→ DIRECTIONS FOR THIS TASK
Take the lines from the beginning of the material through the line containing "10.69, 10.74, 10.79, 10.84, 10.88, 10.91]" and retype them exactly, leaving the pictures out.

→ SUPPLIED MATERIAL
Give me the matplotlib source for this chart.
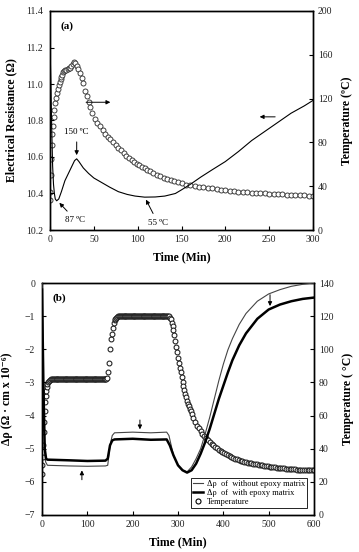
import matplotlib
matplotlib.use("Agg")
import matplotlib.pyplot as plt
from matplotlib.lines import Line2D

plt.rcParams['font.family'] = ['Liberation Serif', 'DejaVu Serif']

# ---------------- Panel (a) data ----------------
res_a_time = [0, 1, 2, 3, 4, 5, 6, 7.6, 10, 13, 17, 21, 25, 28, 30.4, 33, 38, 44, 50, 59, 68,
              78, 88, 97, 108, 120, 131, 143, 150, 160, 172, 185, 200, 215, 230, 245, 260,
              275, 290, 300]
res_a_val = [11.22, 11.0, 10.75, 10.55, 10.45, 10.40, 10.37, 10.36, 10.37, 10.41, 10.47, 10.51,
             10.55, 10.58, 10.59, 10.575, 10.54, 10.51, 10.485, 10.46, 10.435, 10.41, 10.395,
             10.386, 10.38, 10.381, 10.386, 10.40, 10.42, 10.45, 10.49, 10.53, 10.575, 10.63,
             10.69, 10.74, 10.79, 10.84, 10.88, 10.91]

temp_a_time = [0, 0.5, 1, 1.5, 2, 2.5, 3, 4, 5, 6, 7, 8, 9, 10, 11, 12, 13, 14, 15, 16, 17,
               18.5, 20, 21.5, 23, 24.5, 26, 27.5, 29, 30.5, 32, 34, 36, 38, 40, 42, 44, 46,
               48, 51, 54, 57, 60, 63, 66, 69, 72, 75, 78, 81, 84, 87, 90, 93, 96, 99, 102,
               105, 108, 111, 114, 118, 122, 126, 130, 134, 138, 142, 146, 150, 155, 160,
               165, 170, 175, 180, 185, 190, 195, 200, 205, 210, 215, 220, 225, 230, 235,
               240, 245, 250, 255, 260, 265, 270, 275, 280, 285, 290, 295, 300]
temp_a_val = [27, 35, 50, 65, 78, 88, 95, 103, 110, 116, 121, 125, 129, 132, 135, 138, 140,
              142, 144, 145, 146, 146.5, 147, 147.5, 148, 150, 152, 153, 152.5, 150, 147,
              143, 139, 134, 127, 122, 117, 112, 107, 101, 98, 95, 91, 88, 85, 83, 80.5,
              77.5, 75, 73, 70, 68, 66, 64, 62, 60.5, 59, 57.5, 56.5, 55, 53.5, 52, 50.5,
              49, 47.5, 46.5, 45.5, 44.5, 43.5, 42.5, 41.5, 41, 40, 39.5, 39, 38.5, 38,
              37.3, 36.8, 36.3, 35.9, 35.5, 35.1, 34.8, 34.5, 34.2, 34, 33.8, 33.5, 33.3,
              33, 32.8, 32.6, 32.4, 32.2, 32, 31.8, 31.6, 31.3, 31]

# ---------------- Panel (b) data ----------------
thin_b_time = [0, 2, 4, 6, 8, 12, 60, 100, 140, 145, 150, 155, 160, 200, 240, 275, 280, 285,
               290, 300, 310, 320, 330, 340, 350, 360, 370, 380, 390, 400, 410, 420, 435,
               450, 475, 500, 525, 550, 575, 600]
thin_b_val = [0.0, -2.0, -4.0, -5.0, -5.4, -5.5, -5.52, -5.53, -5.52, -5.5, -4.9, -4.6, -4.52,
              -4.5, -4.52, -4.5, -4.6, -4.9, -5.2, -5.5, -5.65, -5.7, -5.55, -5.3, -5.0,
              -4.55, -4.05, -3.5, -2.95, -2.45, -2.02, -1.68, -1.25, -0.92, -0.55, -0.33,
              -0.2, -0.1, -0.04, 0.0]
thick_b_time = [0, 3, 6, 9, 12, 60, 100, 140, 145, 150, 155, 160, 200, 240, 275, 282, 290,
                300, 310, 320, 330, 340, 350, 360, 370, 380, 390, 400, 410, 420, 435, 450,
                475, 500, 525, 550, 575, 600]
thick_b_val = [-0.2, -3.0, -5.0, -5.3, -5.33, -5.35, -5.37, -5.36, -5.3, -4.9, -4.75, -4.72,
               -4.7, -4.73, -4.72, -4.9, -5.2, -5.5, -5.65, -5.72, -5.65, -5.45, -5.15, -4.8,
               -4.4, -3.95, -3.5, -3.1, -2.7, -2.33, -1.88, -1.52, -1.08, -0.8, -0.65, -0.55,
               -0.48, -0.44]

temp_b_time = [0, 1, 2, 3, 4, 5, 6, 7, 8, 9, 10,
               12, 14, 16, 18, 20,
               22, 24, 26, 28, 30, 32, 34, 36, 38, 40,
               42, 44, 46, 48, 50, 52, 54, 56, 58, 60,
               62, 64, 66, 68, 70, 72, 74, 76, 78, 80,
               82, 84, 86, 88, 90, 92, 94, 96, 98, 100,
               102, 104, 106, 108, 110, 112, 114, 116, 118, 120,
               122, 124, 126, 128, 130, 132, 134, 136, 138, 140,
               142, 144,
               146, 148, 150, 152, 154, 156, 158,
               160, 162, 164, 166, 168, 170,
               172, 174, 176, 178, 180,
               182, 184, 186, 188, 190, 192, 194, 196, 198, 200,
               202, 204, 206, 208, 210, 212, 214, 216, 218, 220,
               222, 224, 226, 228, 230, 232, 234, 236, 238, 240,
               242, 244, 246, 248, 250, 252, 254, 256, 258, 260,
               262, 264, 266, 268, 270, 272, 274, 276, 278, 280,
               282, 284,
               286, 288, 290, 292, 294, 296, 298, 300, 302, 304,
               306, 308, 310, 312, 314, 316, 318, 320, 322, 324,
               326, 328, 330,
               334, 338, 342, 346, 350, 354, 358, 362, 366, 370,
               374, 378, 382, 386, 390, 394, 398, 402, 406, 410,
               414, 418, 422, 426, 430, 434, 438, 442, 446, 450,
               454, 458, 462, 466, 470, 474, 478, 482, 486, 490,
               494, 498, 502, 506, 510, 514, 518, 522, 526, 530,
               534, 538, 542, 546, 550, 554, 558, 562, 566, 570,
               574, 578, 582, 586, 590, 594, 598, 600]
temp_b_val = [25, 30, 35, 42, 50, 56, 63, 68, 72, 75, 77,
              79, 80, 81, 81.5, 82,
              82, 82, 82, 82, 82, 82, 82, 82, 82, 82,
              82, 82, 82, 82, 82, 82, 82, 82, 82, 82,
              82, 82, 82, 82, 82, 82, 82, 82, 82, 82,
              82, 82, 82, 82, 82, 82, 82, 82, 82, 82,
              82, 82, 82, 82, 82, 82, 82, 82, 82, 82,
              82, 82, 82, 82, 82, 82, 82, 82, 82, 82,
              82, 82.5,
              86, 92, 100, 106, 109, 113, 116,
              117.5, 118.5, 119, 119.5, 120, 120,
              120, 120, 120, 120, 120,
              120, 120, 120, 120, 120, 120, 120, 120, 120, 120,
              120, 120, 120, 120, 120, 120, 120, 120, 120, 120,
              120, 120, 120, 120, 120, 120, 120, 120, 120, 120,
              120, 120, 120, 120, 120, 120, 120, 120, 120, 120,
              120, 120, 120, 120, 120, 120, 120, 120, 120, 120,
              119, 118,
              116, 114, 111.5, 108.5, 105, 101.5, 98.5, 95, 91.5, 88.5,
              86, 83.5, 80.5, 78, 75.5, 73, 71, 69, 67, 65.5,
              64, 62.5, 61,
              58.5, 56, 54, 52.5, 50.5, 49, 47.5, 46.3, 45.2, 44,
              43, 42, 41, 40.2, 39.4, 38.6, 37.8, 37.2, 36.6, 36,
              35.4, 34.9, 34.4, 33.9, 33.5, 33.1, 32.8, 32.5, 32.2, 31.9,
              31.6, 31.3, 31.1, 30.9, 30.7, 30.5, 30.3, 30.1, 29.9, 29.7,
              29.5, 29.3, 29.1, 29, 28.8, 28.7, 28.5, 28.4, 28.3, 28.2,
              28.1, 28, 27.9, 27.8, 27.7, 27.6, 27.5, 27.45, 27.4, 27.3,
              27.25, 27.2, 27.15, 27.1, 27.05, 27, 27, 27]

DARK = '#222222'

fig = plt.figure(figsize=(3.59, 5.52), dpi=100)

def style_axes(ax):
    for sp in ax.spines.values():
        sp.set_linewidth(1.0)
        sp.set_color('black')
    ax.tick_params(direction='in', length=3, width=0.8, labelsize=7, colors='black',
                   labelcolor=DARK)

# ---------------- Panel (a) ----------------
axa = fig.add_axes([50/359, 1-230/552, 263/359, 219/552])
axa2 = axa.twinx()
axa.plot(res_a_time, res_a_val, color='black', lw=0.8, zorder=3)
axa2.plot(temp_a_time, temp_a_val, ls='none', marker='o', ms=3.6, mfc='white',
          mec='#333333', mew=0.65)
axa.set_zorder(axa2.get_zorder() + 1)
axa.patch.set_visible(False)
axa.set_xlim(0, 300)
axa.set_ylim(10.2, 11.4)
axa.set_xticks([0, 50, 100, 150, 200, 250, 300])
axa.set_yticks([10.2, 10.4, 10.6, 10.8, 11.0, 11.2, 11.4])
axa.set_yticklabels(['10.2', '10.4', '10.6', '10.8', '11.0', '11.2', '11.4'])
axa2.set_ylim(0, 200)
axa2.set_yticks([0, 40, 80, 120, 160, 200])
style_axes(axa)
style_axes(axa2)
axa.tick_params(axis='y', pad=5)
axa.set_xlabel('Time (Min)', fontsize=8.5, fontweight='bold', labelpad=5)
axa.set_ylabel('Electrical Resistance (Ω)', fontsize=8.5, fontweight='bold', labelpad=6)
axa2.set_ylabel('Temperature (ºC)', fontsize=8.5, fontweight='bold', labelpad=6)
axa.text(0.04, 0.93, '(a)', transform=axa.transAxes, fontsize=8, fontweight='bold',
         ha='left', va='center')

arr = dict(arrowstyle='-|>', color='black', lw=0.7, mutation_scale=6)
axa.annotate('', xy=(72, 10.90), xytext=(38, 10.90), arrowprops=arr)
axa.annotate('', xy=(236, 10.82), xytext=(260, 10.82), arrowprops=arr)
axa.annotate('150 ºC', xy=(30.4, 10.595), xytext=(30.5, 10.735), fontsize=6.5,
             ha='center', va='center', arrowprops=arr)
axa.annotate('87 ºC', xy=(8.5, 10.36), xytext=(29, 10.255), fontsize=6.5,
             ha='center', va='center', arrowprops=arr)
axa.annotate('55 ºC', xy=(108, 10.38), xytext=(123, 10.24), fontsize=6.5,
             ha='center', va='center', arrowprops=arr)

# ---------------- Panel (b) ----------------
axb = fig.add_axes([42/359, 1-515/552, 272/359, 232/552])
axb2 = axb.twinx()
axb.plot(thin_b_time, thin_b_val, color='#444444', lw=0.8, zorder=3)
axb.plot(thick_b_time, thick_b_val, color='black', lw=1.8, zorder=3)
axb2.plot(temp_b_time, temp_b_val, ls='none', marker='o', ms=3.5, mfc='white',
          mec='#1a1a1a', mew=0.75)
axb.set_zorder(axb2.get_zorder() + 1)
axb.patch.set_visible(False)
axb.set_xlim(0, 600)
axb.set_ylim(-7, 0)
axb.set_xticks([0, 100, 200, 300, 400, 500, 600])
axb.set_yticks([-7, -6, -5, -4, -3, -2, -1, 0])
axb2.set_ylim(0, 140)
axb2.set_yticks([0, 20, 40, 60, 80, 100, 120, 140])
style_axes(axb)
style_axes(axb2)
axb.tick_params(axis='y', pad=5)
axb.set_xlabel('Time (Min)', fontsize=8.5, fontweight='bold', labelpad=5)
axb.set_ylabel('Δρ (Ω · cm x 10⁻⁶)', fontsize=8.5, fontweight='bold', labelpad=8)
axb2.set_ylabel('Temperature ( °C)', fontsize=8.5, fontweight='bold', labelpad=6)
axb.text(0.04, 0.935, '(b)', transform=axb.transAxes, fontsize=8, fontweight='bold',
         ha='left', va='center')

axb.annotate('', xy=(503, -0.78), xytext=(503, -0.27), arrowprops=arr)
axb.annotate('', xy=(216, -4.5), xytext=(216, -4.05), arrowprops=arr)
axb.annotate('', xy=(88, -5.57), xytext=(88, -6.02), arrowprops=arr)

h_thin = Line2D([], [], color='#444444', lw=0.8)
h_thick = Line2D([], [], color='black', lw=1.8)
h_circ = Line2D([], [], ls='none', marker='o', ms=3.6, mfc='white', mec='black', mew=0.8)
leg = axb.legend([h_thin, h_thick, h_circ],
                 ['Δρ  of  without epoxy matrix', 'Δρ  of  with epoxy matrix', 'Temperature'],
                 loc='lower right', bbox_to_anchor=(0.975, 0.03), fontsize=6,
                 frameon=True, fancybox=False, edgecolor='black', framealpha=1,
                 handlelength=1.2, handletextpad=0.5, labelspacing=0.1, borderpad=0.25,
                 borderaxespad=0)
leg.get_frame().set_linewidth(0.6)

fig.savefig('out.png', dpi=100)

→ CORRECT RESPONSE
Give me the matplotlib source for this chart.
import matplotlib
matplotlib.use("Agg")
import matplotlib.pyplot as plt
from matplotlib.lines import Line2D

plt.rcParams['font.family'] = ['Liberation Serif', 'DejaVu Serif']

# ---------------- Panel (a) data ----------------
res_a_time = [0, 1, 2, 3, 4, 5, 6, 7.6, 10, 13, 17, 21, 25, 28, 30.4, 33, 38, 44, 50, 59, 68,
              78, 88, 97, 108, 120, 131, 143, 150, 160, 172, 185, 200, 215, 230, 245, 260,
              275, 290, 300]
res_a_val = [11.22, 11.0, 10.75, 10.55, 10.45, 10.40, 10.37, 10.36, 10.37, 10.41, 10.47, 10.51,
             10.55, 10.58, 10.59, 10.575, 10.54, 10.51, 10.485, 10.46, 10.435, 10.41, 10.395,
             10.386, 10.38, 10.381, 10.386, 10.40, 10.42, 10.45, 10.49, 10.53, 10.575, 10.63,
             10.69, 10.74, 10.79, 10.84, 10.88, 10.91]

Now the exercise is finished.